Leave out the images; return the rest of the data exactly.

----

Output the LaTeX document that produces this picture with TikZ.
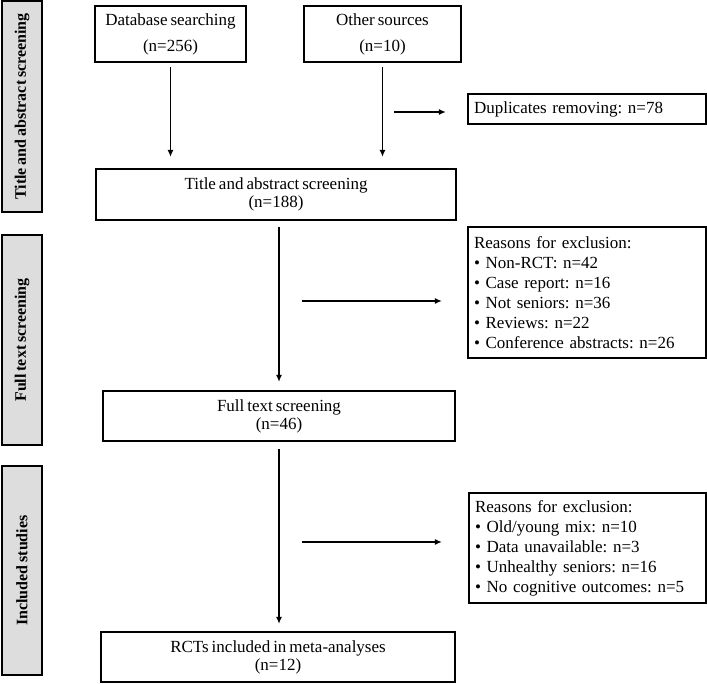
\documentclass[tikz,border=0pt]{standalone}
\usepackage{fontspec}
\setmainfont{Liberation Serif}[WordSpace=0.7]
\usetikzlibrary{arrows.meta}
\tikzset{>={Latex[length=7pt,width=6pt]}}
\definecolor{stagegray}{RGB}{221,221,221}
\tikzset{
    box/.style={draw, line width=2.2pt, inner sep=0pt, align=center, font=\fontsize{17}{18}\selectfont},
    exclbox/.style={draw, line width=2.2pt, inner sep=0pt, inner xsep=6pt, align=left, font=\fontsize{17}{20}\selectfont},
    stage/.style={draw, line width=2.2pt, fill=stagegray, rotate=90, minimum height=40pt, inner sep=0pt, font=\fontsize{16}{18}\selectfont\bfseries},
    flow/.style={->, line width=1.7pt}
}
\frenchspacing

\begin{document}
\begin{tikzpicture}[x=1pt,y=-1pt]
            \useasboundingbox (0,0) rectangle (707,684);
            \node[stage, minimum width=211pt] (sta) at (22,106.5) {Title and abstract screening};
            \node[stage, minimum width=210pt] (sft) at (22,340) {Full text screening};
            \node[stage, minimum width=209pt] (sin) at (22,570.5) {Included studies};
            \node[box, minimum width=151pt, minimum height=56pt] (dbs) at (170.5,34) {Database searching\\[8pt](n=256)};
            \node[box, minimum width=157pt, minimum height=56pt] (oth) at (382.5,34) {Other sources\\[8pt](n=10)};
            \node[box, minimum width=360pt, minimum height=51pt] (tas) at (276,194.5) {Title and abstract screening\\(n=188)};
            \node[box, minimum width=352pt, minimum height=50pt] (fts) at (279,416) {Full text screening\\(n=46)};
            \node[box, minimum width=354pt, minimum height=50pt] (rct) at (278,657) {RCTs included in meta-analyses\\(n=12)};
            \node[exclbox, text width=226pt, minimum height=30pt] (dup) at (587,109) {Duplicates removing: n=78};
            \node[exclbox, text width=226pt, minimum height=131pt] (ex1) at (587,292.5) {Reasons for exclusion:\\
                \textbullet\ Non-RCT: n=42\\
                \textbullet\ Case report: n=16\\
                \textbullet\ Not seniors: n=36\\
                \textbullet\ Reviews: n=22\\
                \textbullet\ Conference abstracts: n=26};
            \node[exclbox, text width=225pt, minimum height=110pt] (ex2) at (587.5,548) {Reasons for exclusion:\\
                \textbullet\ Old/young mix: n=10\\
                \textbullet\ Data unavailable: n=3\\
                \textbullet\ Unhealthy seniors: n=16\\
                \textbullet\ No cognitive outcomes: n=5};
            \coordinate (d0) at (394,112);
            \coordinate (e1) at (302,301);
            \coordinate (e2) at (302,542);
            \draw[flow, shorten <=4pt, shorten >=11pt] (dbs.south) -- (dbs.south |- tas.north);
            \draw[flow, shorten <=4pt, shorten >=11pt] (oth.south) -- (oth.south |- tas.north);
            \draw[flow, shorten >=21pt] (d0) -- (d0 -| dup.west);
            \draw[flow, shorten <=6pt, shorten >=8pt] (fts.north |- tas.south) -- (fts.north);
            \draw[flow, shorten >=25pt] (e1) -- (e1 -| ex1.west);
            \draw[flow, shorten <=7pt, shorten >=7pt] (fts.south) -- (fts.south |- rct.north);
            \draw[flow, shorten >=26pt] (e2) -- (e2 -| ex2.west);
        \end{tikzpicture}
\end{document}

----

#### [Full output]
Output the LaTeX document that produces this picture with TikZ.
\documentclass[tikz,border=0pt]{standalone}
\usepackage{fontspec}
\setmainfont{Liberation Serif}[WordSpace=0.7]
\usetikzlibrary{arrows.meta}
\tikzset{>={Latex[length=7pt,width=6pt]}}
\definecolor{stagegray}{RGB}{221,221,221}
\tikzset{
    box/.style={draw, line width=2.2pt, inner sep=0pt, align=center, font=\fontsize{17}{18}\selectfont},
    exclbox/.style={draw, line width=2.2pt, inner sep=0pt, inner xsep=6pt, align=left, font=\fontsize{17}{20}\selectfont},
    stage/.style={draw, line width=2.2pt, fill=stagegray, rotate=90, minimum height=40pt, inner sep=0pt, font=\fontsize{16}{18}\selectfont\bfseries},
    flow/.style={->, line width=1.7pt}
}
\frenchspacing

\begin{document}
\begin{tikzpicture}[x=1pt,y=-1pt]
            \useasboundingbox (0,0) rectangle (707,684);
            \node[stage, minimum width=211pt] (sta) at (22,106.5) {Title and abstract screening};
            \node[stage, minimum width=210pt] (sft) at (22,340) {Full text screening};
            \node[stage, minimum width=209pt] (sin) at (22,570.5) {Included studies};
            \node[box, minimum width=151pt, minimum height=56pt] (dbs) at (170.5,34) {Database searching\\[8pt](n=256)};
            \node[box, minimum width=157pt, minimum height=56pt] (oth) at (382.5,34) {Other sources\\[8pt](n=10)};
            \node[box, minimum width=360pt, minimum height=51pt] (tas) at (276,194.5) {Title and abstract screening\\(n=188)};
            \node[box, minimum width=352pt, minimum height=50pt] (fts) at (279,416) {Full text screening\\(n=46)};
            \node[box, minimum width=354pt, minimum height=50pt] (rct) at (278,657) {RCTs included in meta-analyses\\(n=12)};
            \node[exclbox, text width=226pt, minimum height=30pt] (dup) at (587,109) {Duplicates removing: n=78};
            \node[exclbox, text width=226pt, minimum height=131pt] (ex1) at (587,292.5) {Reasons for exclusion:\\
                \textbullet\ Non-RCT: n=42\\
                \textbullet\ Case report: n=16\\
                \textbullet\ Not seniors: n=36\\
                \textbullet\ Reviews: n=22\\
                \textbullet\ Conference abstracts: n=26};
            \node[exclbox, text width=225pt, minimum height=110pt] (ex2) at (587.5,548) {Reasons for exclusion:\\
                \textbullet\ Old/young mix: n=10\\
                \textbullet\ Data unavailable: n=3\\
                \textbullet\ Unhealthy seniors: n=16\\
                \textbullet\ No cognitive outcomes: n=5};
            \coordinate (d0) at (394,112);
            \coordinate (e1) at (302,301);
            \coordinate (e2) at (302,542);
            \draw[flow, shorten <=4pt, shorten >=11pt] (dbs.south) -- (dbs.south |- tas.north);
            \draw[flow, shorten <=4pt, shorten >=11pt] (oth.south) -- (oth.south |- tas.north);
            \draw[flow, shorten >=21pt] (d0) -- (d0 -| dup.west);
            \draw[flow, shorten <=6pt, shorten >=8pt] (fts.north |- tas.south) -- (fts.north);
            \draw[flow, shorten >=25pt] (e1) -- (e1 -| ex1.west);
            \draw[flow, shorten <=7pt, shorten >=7pt] (fts.south) -- (fts.south |- rct.north);
            \draw[flow, shorten >=26pt] (e2) -- (e2 -| ex2.west);
        \end{tikzpicture}
\end{document}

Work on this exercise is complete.